=== AIM ===
Every record should be written out exactly, with the pictures left out.

=== STORED DATA ===
####################

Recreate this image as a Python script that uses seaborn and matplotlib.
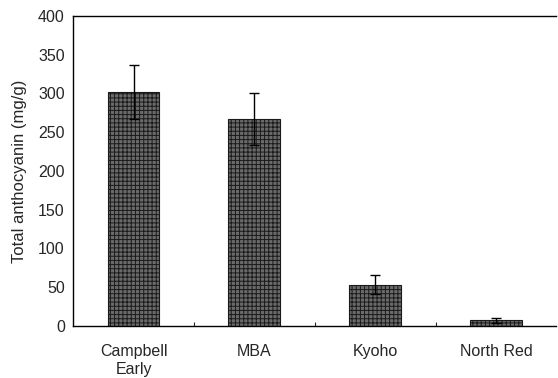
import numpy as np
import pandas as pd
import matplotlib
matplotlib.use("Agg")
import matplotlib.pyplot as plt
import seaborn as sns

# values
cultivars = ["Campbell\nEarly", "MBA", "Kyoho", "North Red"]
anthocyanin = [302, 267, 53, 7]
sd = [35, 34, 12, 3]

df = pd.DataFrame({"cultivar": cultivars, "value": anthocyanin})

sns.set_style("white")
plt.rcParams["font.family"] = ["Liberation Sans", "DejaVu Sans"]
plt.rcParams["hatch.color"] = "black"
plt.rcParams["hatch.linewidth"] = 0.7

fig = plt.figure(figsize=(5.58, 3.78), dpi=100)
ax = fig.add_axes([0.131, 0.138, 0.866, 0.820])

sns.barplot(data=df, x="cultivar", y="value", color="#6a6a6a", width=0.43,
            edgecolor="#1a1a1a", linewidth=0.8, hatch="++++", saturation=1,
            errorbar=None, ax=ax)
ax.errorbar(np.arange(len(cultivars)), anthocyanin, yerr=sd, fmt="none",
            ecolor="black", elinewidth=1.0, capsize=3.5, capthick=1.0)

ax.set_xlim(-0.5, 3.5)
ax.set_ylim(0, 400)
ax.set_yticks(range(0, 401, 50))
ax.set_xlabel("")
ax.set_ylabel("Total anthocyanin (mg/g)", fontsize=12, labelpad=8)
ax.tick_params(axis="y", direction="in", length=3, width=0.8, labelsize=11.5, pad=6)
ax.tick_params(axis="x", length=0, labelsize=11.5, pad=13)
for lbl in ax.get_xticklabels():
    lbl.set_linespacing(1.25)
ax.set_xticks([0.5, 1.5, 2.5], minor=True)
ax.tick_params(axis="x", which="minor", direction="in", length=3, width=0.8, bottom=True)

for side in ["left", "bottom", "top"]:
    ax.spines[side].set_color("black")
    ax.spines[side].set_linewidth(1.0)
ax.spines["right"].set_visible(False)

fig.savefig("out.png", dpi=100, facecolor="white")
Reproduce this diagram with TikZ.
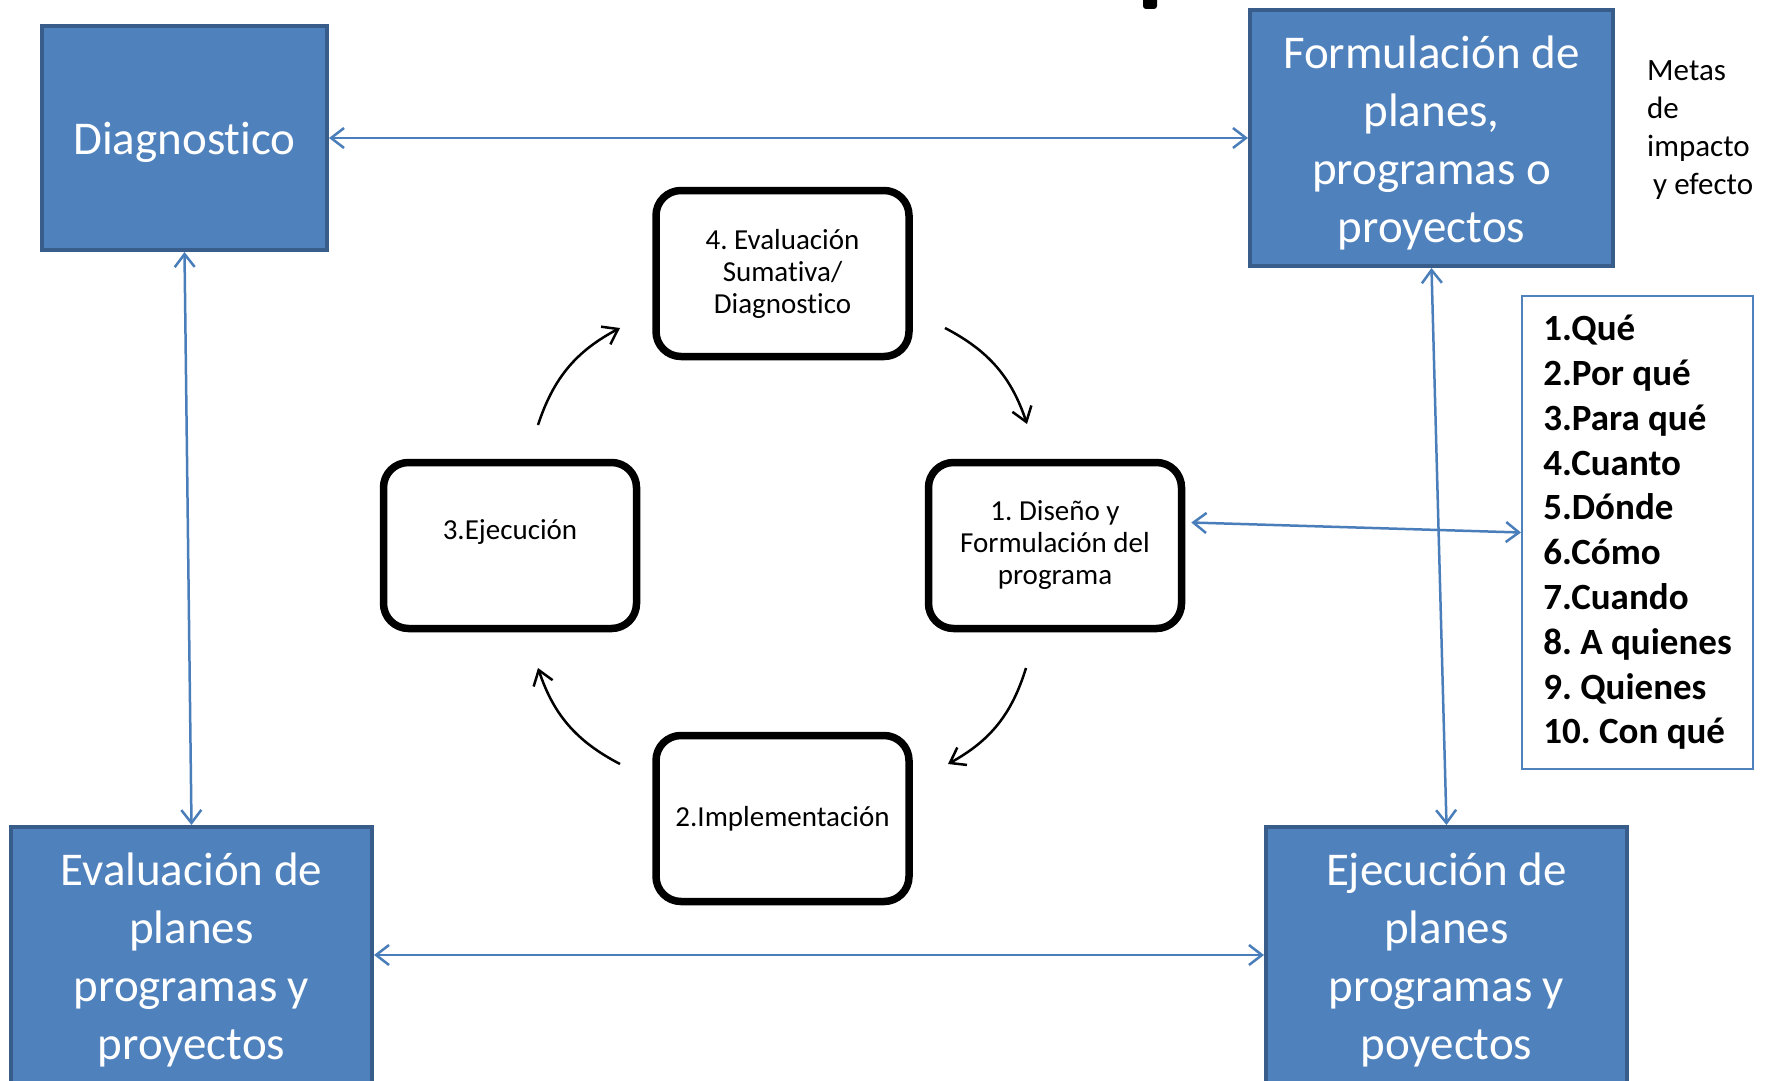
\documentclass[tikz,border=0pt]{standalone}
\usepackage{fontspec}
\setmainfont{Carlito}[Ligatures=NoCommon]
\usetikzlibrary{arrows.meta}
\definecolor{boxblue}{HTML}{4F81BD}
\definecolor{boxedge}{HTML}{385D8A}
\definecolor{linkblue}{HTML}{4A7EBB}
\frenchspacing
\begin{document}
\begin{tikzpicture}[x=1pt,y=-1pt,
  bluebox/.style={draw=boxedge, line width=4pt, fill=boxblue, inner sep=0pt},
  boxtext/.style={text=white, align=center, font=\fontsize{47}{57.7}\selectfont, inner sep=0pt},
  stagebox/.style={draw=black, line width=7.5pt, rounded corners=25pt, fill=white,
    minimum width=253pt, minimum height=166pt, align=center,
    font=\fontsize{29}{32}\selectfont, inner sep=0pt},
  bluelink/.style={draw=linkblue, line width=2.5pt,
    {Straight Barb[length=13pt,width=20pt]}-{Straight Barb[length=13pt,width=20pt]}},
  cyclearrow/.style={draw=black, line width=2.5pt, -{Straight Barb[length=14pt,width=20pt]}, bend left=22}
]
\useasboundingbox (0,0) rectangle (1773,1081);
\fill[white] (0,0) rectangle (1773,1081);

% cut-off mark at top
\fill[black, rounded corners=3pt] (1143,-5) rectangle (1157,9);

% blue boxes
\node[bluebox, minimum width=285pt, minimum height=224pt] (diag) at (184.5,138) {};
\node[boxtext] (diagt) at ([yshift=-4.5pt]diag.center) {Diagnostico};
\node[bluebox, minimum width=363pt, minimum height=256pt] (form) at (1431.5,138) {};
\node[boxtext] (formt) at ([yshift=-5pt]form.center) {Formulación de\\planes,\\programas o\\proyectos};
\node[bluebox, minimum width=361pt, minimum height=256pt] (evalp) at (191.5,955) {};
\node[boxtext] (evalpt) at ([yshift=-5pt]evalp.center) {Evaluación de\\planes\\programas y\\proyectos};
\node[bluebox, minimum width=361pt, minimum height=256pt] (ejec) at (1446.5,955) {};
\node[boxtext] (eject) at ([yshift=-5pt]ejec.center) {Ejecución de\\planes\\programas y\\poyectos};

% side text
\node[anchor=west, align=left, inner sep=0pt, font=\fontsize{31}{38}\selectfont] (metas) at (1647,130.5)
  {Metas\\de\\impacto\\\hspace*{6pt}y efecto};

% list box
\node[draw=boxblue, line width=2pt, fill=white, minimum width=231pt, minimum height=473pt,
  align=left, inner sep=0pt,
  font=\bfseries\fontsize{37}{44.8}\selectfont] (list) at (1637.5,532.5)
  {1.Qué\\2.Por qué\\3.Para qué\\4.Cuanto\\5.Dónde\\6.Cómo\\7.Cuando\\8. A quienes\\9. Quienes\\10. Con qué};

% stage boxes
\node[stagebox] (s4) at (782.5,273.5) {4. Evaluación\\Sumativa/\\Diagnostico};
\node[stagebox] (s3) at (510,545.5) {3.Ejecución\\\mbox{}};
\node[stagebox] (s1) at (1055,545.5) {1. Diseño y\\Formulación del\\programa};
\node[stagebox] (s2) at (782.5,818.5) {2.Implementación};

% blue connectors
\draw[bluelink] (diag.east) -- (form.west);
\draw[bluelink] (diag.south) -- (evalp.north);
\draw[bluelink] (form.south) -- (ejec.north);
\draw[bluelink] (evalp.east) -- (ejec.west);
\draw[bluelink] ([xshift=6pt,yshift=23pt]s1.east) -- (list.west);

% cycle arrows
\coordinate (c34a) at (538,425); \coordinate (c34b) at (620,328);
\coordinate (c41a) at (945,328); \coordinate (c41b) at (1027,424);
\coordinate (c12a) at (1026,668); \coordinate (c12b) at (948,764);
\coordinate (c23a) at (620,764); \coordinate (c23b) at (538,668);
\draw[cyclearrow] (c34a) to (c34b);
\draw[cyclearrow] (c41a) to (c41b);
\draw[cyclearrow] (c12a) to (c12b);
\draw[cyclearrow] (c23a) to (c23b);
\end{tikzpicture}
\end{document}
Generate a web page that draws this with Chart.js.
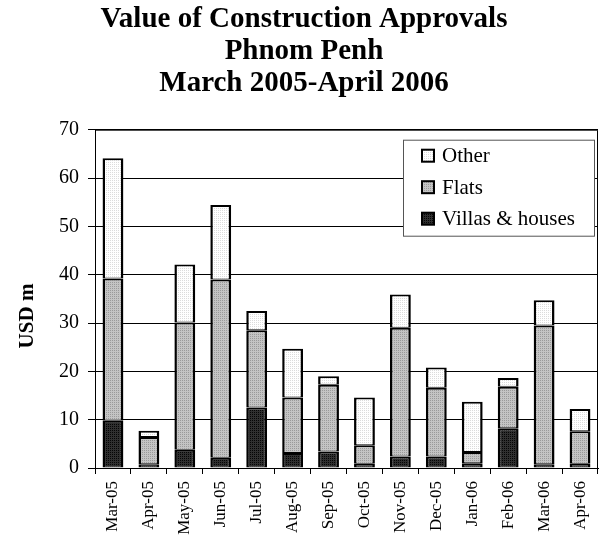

####################

=== CORRECT RESULT ===
Recreate this image as a Python script that uses seaborn and matplotlib.
import numpy as np
import pandas as pd
import matplotlib
matplotlib.use("Agg")
import matplotlib.pyplot as plt
import seaborn as sns

# values
cultivars = ["Campbell\nEarly", "MBA", "Kyoho", "North Red"]
anthocyanin = [302, 267, 53, 7]
sd = [35, 34, 12, 3]

df = pd.DataFrame({"cultivar": cultivars, "value": anthocyanin})

sns.set_style("white")
plt.rcParams["font.family"] = ["Liberation Sans", "DejaVu Sans"]
plt.rcParams["hatch.color"] = "black"
plt.rcParams["hatch.linewidth"] = 0.7

fig = plt.figure(figsize=(5.58, 3.78), dpi=100)
ax = fig.add_axes([0.131, 0.138, 0.866, 0.820])

sns.barplot(data=df, x="cultivar", y="value", color="#6a6a6a", width=0.43,
            edgecolor="#1a1a1a", linewidth=0.8, hatch="++++", saturation=1,
            errorbar=None, ax=ax)
ax.errorbar(np.arange(len(cultivars)), anthocyanin, yerr=sd, fmt="none",
            ecolor="black", elinewidth=1.0, capsize=3.5, capthick=1.0)

ax.set_xlim(-0.5, 3.5)
ax.set_ylim(0, 400)
ax.set_yticks(range(0, 401, 50))
ax.set_xlabel("")
ax.set_ylabel("Total anthocyanin (mg/g)", fontsize=12, labelpad=8)
ax.tick_params(axis="y", direction="in", length=3, width=0.8, labelsize=11.5, pad=6)
ax.tick_params(axis="x", length=0, labelsize=11.5, pad=13)
for lbl in ax.get_xticklabels():
    lbl.set_linespacing(1.25)
ax.set_xticks([0.5, 1.5, 2.5], minor=True)
ax.tick_params(axis="x", which="minor", direction="in", length=3, width=0.8, bottom=True)

for side in ["left", "bottom", "top"]:
    ax.spines[side].set_color("black")
    ax.spines[side].set_linewidth(1.0)
ax.spines["right"].set_visible(False)

fig.savefig("out.png", dpi=100, facecolor="white")
Reproduce this diagram with TikZ.
\documentclass[tikz,border=0pt]{standalone}
\usepackage{fontspec}
\setmainfont{Carlito}[Ligatures=NoCommon]
\usetikzlibrary{arrows.meta}
\definecolor{boxblue}{HTML}{4F81BD}
\definecolor{boxedge}{HTML}{385D8A}
\definecolor{linkblue}{HTML}{4A7EBB}
\frenchspacing
\begin{document}
\begin{tikzpicture}[x=1pt,y=-1pt,
  bluebox/.style={draw=boxedge, line width=4pt, fill=boxblue, inner sep=0pt},
  boxtext/.style={text=white, align=center, font=\fontsize{47}{57.7}\selectfont, inner sep=0pt},
  stagebox/.style={draw=black, line width=7.5pt, rounded corners=25pt, fill=white,
    minimum width=253pt, minimum height=166pt, align=center,
    font=\fontsize{29}{32}\selectfont, inner sep=0pt},
  bluelink/.style={draw=linkblue, line width=2.5pt,
    {Straight Barb[length=13pt,width=20pt]}-{Straight Barb[length=13pt,width=20pt]}},
  cyclearrow/.style={draw=black, line width=2.5pt, -{Straight Barb[length=14pt,width=20pt]}, bend left=22}
]
\useasboundingbox (0,0) rectangle (1773,1081);
\fill[white] (0,0) rectangle (1773,1081);

% cut-off mark at top
\fill[black, rounded corners=3pt] (1143,-5) rectangle (1157,9);

% blue boxes
\node[bluebox, minimum width=285pt, minimum height=224pt] (diag) at (184.5,138) {};
\node[boxtext] (diagt) at ([yshift=-4.5pt]diag.center) {Diagnostico};
\node[bluebox, minimum width=363pt, minimum height=256pt] (form) at (1431.5,138) {};
\node[boxtext] (formt) at ([yshift=-5pt]form.center) {Formulación de\\planes,\\programas o\\proyectos};
\node[bluebox, minimum width=361pt, minimum height=256pt] (evalp) at (191.5,955) {};
\node[boxtext] (evalpt) at ([yshift=-5pt]evalp.center) {Evaluación de\\planes\\programas y\\proyectos};
\node[bluebox, minimum width=361pt, minimum height=256pt] (ejec) at (1446.5,955) {};
\node[boxtext] (eject) at ([yshift=-5pt]ejec.center) {Ejecución de\\planes\\programas y\\poyectos};

% side text
\node[anchor=west, align=left, inner sep=0pt, font=\fontsize{31}{38}\selectfont] (metas) at (1647,130.5)
  {Metas\\de\\impacto\\\hspace*{6pt}y efecto};

% list box
\node[draw=boxblue, line width=2pt, fill=white, minimum width=231pt, minimum height=473pt,
  align=left, inner sep=0pt,
  font=\bfseries\fontsize{37}{44.8}\selectfont] (list) at (1637.5,532.5)
  {1.Qué\\2.Por qué\\3.Para qué\\4.Cuanto\\5.Dónde\\6.Cómo\\7.Cuando\\8. A quienes\\9. Quienes\\10. Con qué};

% stage boxes
\node[stagebox] (s4) at (782.5,273.5) {4. Evaluación\\Sumativa/\\Diagnostico};
\node[stagebox] (s3) at (510,545.5) {3.Ejecución\\\mbox{}};
\node[stagebox] (s1) at (1055,545.5) {1. Diseño y\\Formulación del\\programa};
\node[stagebox] (s2) at (782.5,818.5) {2.Implementación};

% blue connectors
\draw[bluelink] (diag.east) -- (form.west);
\draw[bluelink] (diag.south) -- (evalp.north);
\draw[bluelink] (form.south) -- (ejec.north);
\draw[bluelink] (evalp.east) -- (ejec.west);
\draw[bluelink] ([xshift=6pt,yshift=23pt]s1.east) -- (list.west);

% cycle arrows
\coordinate (c34a) at (538,425); \coordinate (c34b) at (620,328);
\coordinate (c41a) at (945,328); \coordinate (c41b) at (1027,424);
\coordinate (c12a) at (1026,668); \coordinate (c12b) at (948,764);
\coordinate (c23a) at (620,764); \coordinate (c23b) at (538,668);
\draw[cyclearrow] (c34a) to (c34b);
\draw[cyclearrow] (c41a) to (c41b);
\draw[cyclearrow] (c12a) to (c12b);
\draw[cyclearrow] (c23a) to (c23b);
\end{tikzpicture}
\end{document}
Generate a web page that draws this with Chart.js.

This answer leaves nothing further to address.